## Provided data
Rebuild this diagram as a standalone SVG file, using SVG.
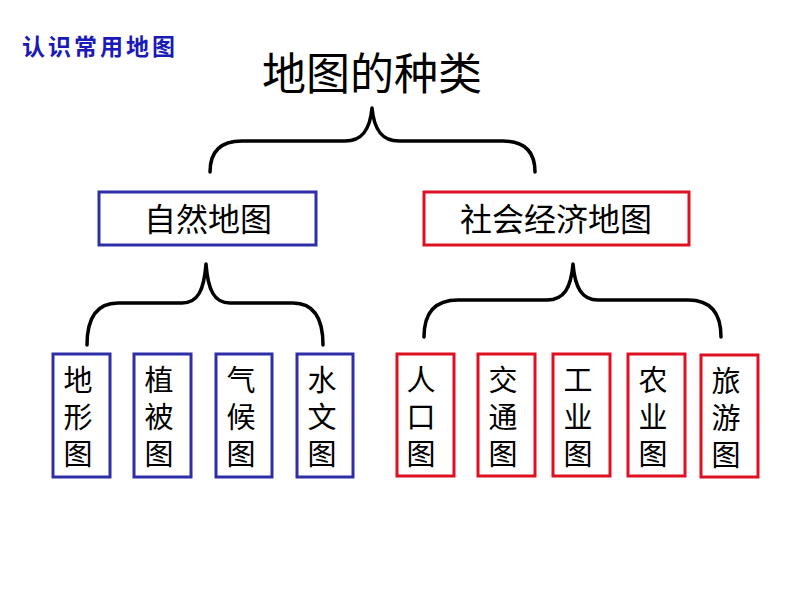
<svg xmlns="http://www.w3.org/2000/svg" width="794" height="596" viewBox="0 0 794 596">
<style>
.t{font-family:"Liberation Sans","Noto Sans CJK SC",sans-serif;fill:#000;text-anchor:middle;dominant-baseline:central}
.blue{fill:#fff;stroke:#2e2ea8;stroke-width:3}
.red{fill:#fff;stroke:#dd1122;stroke-width:3}
.brace{fill:none;stroke:#000;stroke-width:3.5;stroke-linecap:round;stroke-linejoin:round}
.v{font-size:29px}
.m{font-size:32px}
</style>
<rect width="794" height="596" fill="#fff"/>
<text x="100" y="47" class="t" style="font-size:23px;font-weight:bold;fill:#1a1ab8;letter-spacing:3px">认识常用地图</text>
<text x="372" y="74" class="t" style="font-size:44px">地图的种类</text>
<g id="connectors">
<path class="brace" d="M210,172 C210,152 220,141 242,141 L345,141 C362,141 370,130 372,108 C374,130 382,141 399,141 L503,141 C525,141 535,152 535,172"/>
<path class="brace" d="M87,345 C87,318 97,303 118,303 L182,303 C198,303 204,290 206,264 C208,290 214,303 230,303 L293,303 C314,303 323,318 323,345"/>
<path class="brace" d="M424,337 C424,312 436,300 458,300 L547,300 C564,300 571,288 573,264 C575,288 582,300 598,300 L688,300 C710,300 721,312 721,337"/>
</g>
<g id="natural"><rect class="blue" x="99" y="192" width="217" height="53"/><text x="208" y="220" class="t m">自然地图</text></g>
<g id="social"><rect class="red" x="424" y="192" width="265" height="53"/><text x="556" y="220" class="t m">社会经济地图</text></g>
<g id="n1"><rect class="blue" x="53" y="354" width="57" height="123"/><text x="78" y="381" class="t v">地</text><text x="78" y="418" class="t v">形</text><text x="78" y="455" class="t v">图</text></g>
<g id="n2"><rect class="blue" x="134" y="354" width="57" height="123"/><text x="159" y="381" class="t v">植</text><text x="159" y="418" class="t v">被</text><text x="159" y="455" class="t v">图</text></g>
<g id="n3"><rect class="blue" x="216" y="354" width="56" height="123"/><text x="241" y="381" class="t v">气</text><text x="241" y="418" class="t v">候</text><text x="241" y="455" class="t v">图</text></g>
<g id="n4"><rect class="blue" x="297" y="354" width="56" height="123"/><text x="322" y="381" class="t v">水</text><text x="322" y="418" class="t v">文</text><text x="322" y="455" class="t v">图</text></g>
<g id="s1"><rect class="red" x="397" y="354" width="57" height="122"/><text x="421" y="381" class="t v">人</text><text x="421" y="418" class="t v">口</text><text x="421" y="455" class="t v">图</text></g>
<g id="s2"><rect class="red" x="478" y="354" width="57" height="122"/><text x="503" y="381" class="t v">交</text><text x="503" y="418" class="t v">通</text><text x="503" y="455" class="t v">图</text></g>
<g id="s3"><rect class="red" x="553" y="354" width="57" height="122"/><text x="578" y="381" class="t v">工</text><text x="578" y="418" class="t v">业</text><text x="578" y="455" class="t v">图</text></g>
<g id="s4"><rect class="red" x="628" y="354" width="57" height="122"/><text x="653" y="381" class="t v">农</text><text x="653" y="418" class="t v">业</text><text x="653" y="455" class="t v">图</text></g>
<g id="s5"><rect class="red" x="701" y="355" width="57" height="122"/><text x="726" y="382" class="t v">旅</text><text x="726" y="419" class="t v">游</text><text x="726" y="456" class="t v">图</text></g>
</svg>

## Given problem
Retype everything in the material word for word, minus pictures.

## Final result
Rebuild this diagram as a standalone SVG file, using SVG.
<svg xmlns="http://www.w3.org/2000/svg" width="794" height="596" viewBox="0 0 794 596">
<style>
.t{font-family:"Liberation Sans","Noto Sans CJK SC",sans-serif;fill:#000;text-anchor:middle;dominant-baseline:central}
.blue{fill:#fff;stroke:#2e2ea8;stroke-width:3}
.red{fill:#fff;stroke:#dd1122;stroke-width:3}
.brace{fill:none;stroke:#000;stroke-width:3.5;stroke-linecap:round;stroke-linejoin:round}
.v{font-size:29px}
.m{font-size:32px}
</style>
<rect width="794" height="596" fill="#fff"/>
<text x="100" y="47" class="t" style="font-size:23px;font-weight:bold;fill:#1a1ab8;letter-spacing:3px">认识常用地图</text>
<text x="372" y="74" class="t" style="font-size:44px">地图的种类</text>
<g id="connectors">
<path class="brace" d="M210,172 C210,152 220,141 242,141 L345,141 C362,141 370,130 372,108 C374,130 382,141 399,141 L503,141 C525,141 535,152 535,172"/>
<path class="brace" d="M87,345 C87,318 97,303 118,303 L182,303 C198,303 204,290 206,264 C208,290 214,303 230,303 L293,303 C314,303 323,318 323,345"/>
<path class="brace" d="M424,337 C424,312 436,300 458,300 L547,300 C564,300 571,288 573,264 C575,288 582,300 598,300 L688,300 C710,300 721,312 721,337"/>
</g>
<g id="natural"><rect class="blue" x="99" y="192" width="217" height="53"/><text x="208" y="220" class="t m">自然地图</text></g>
<g id="social"><rect class="red" x="424" y="192" width="265" height="53"/><text x="556" y="220" class="t m">社会经济地图</text></g>
<g id="n1"><rect class="blue" x="53" y="354" width="57" height="123"/><text x="78" y="381" class="t v">地</text><text x="78" y="418" class="t v">形</text><text x="78" y="455" class="t v">图</text></g>
<g id="n2"><rect class="blue" x="134" y="354" width="57" height="123"/><text x="159" y="381" class="t v">植</text><text x="159" y="418" class="t v">被</text><text x="159" y="455" class="t v">图</text></g>
<g id="n3"><rect class="blue" x="216" y="354" width="56" height="123"/><text x="241" y="381" class="t v">气</text><text x="241" y="418" class="t v">候</text><text x="241" y="455" class="t v">图</text></g>
<g id="n4"><rect class="blue" x="297" y="354" width="56" height="123"/><text x="322" y="381" class="t v">水</text><text x="322" y="418" class="t v">文</text><text x="322" y="455" class="t v">图</text></g>
<g id="s1"><rect class="red" x="397" y="354" width="57" height="122"/><text x="421" y="381" class="t v">人</text><text x="421" y="418" class="t v">口</text><text x="421" y="455" class="t v">图</text></g>
<g id="s2"><rect class="red" x="478" y="354" width="57" height="122"/><text x="503" y="381" class="t v">交</text><text x="503" y="418" class="t v">通</text><text x="503" y="455" class="t v">图</text></g>
<g id="s3"><rect class="red" x="553" y="354" width="57" height="122"/><text x="578" y="381" class="t v">工</text><text x="578" y="418" class="t v">业</text><text x="578" y="455" class="t v">图</text></g>
<g id="s4"><rect class="red" x="628" y="354" width="57" height="122"/><text x="653" y="381" class="t v">农</text><text x="653" y="418" class="t v">业</text><text x="653" y="455" class="t v">图</text></g>
<g id="s5"><rect class="red" x="701" y="355" width="57" height="122"/><text x="726" y="382" class="t v">旅</text><text x="726" y="419" class="t v">游</text><text x="726" y="456" class="t v">图</text></g>
</svg>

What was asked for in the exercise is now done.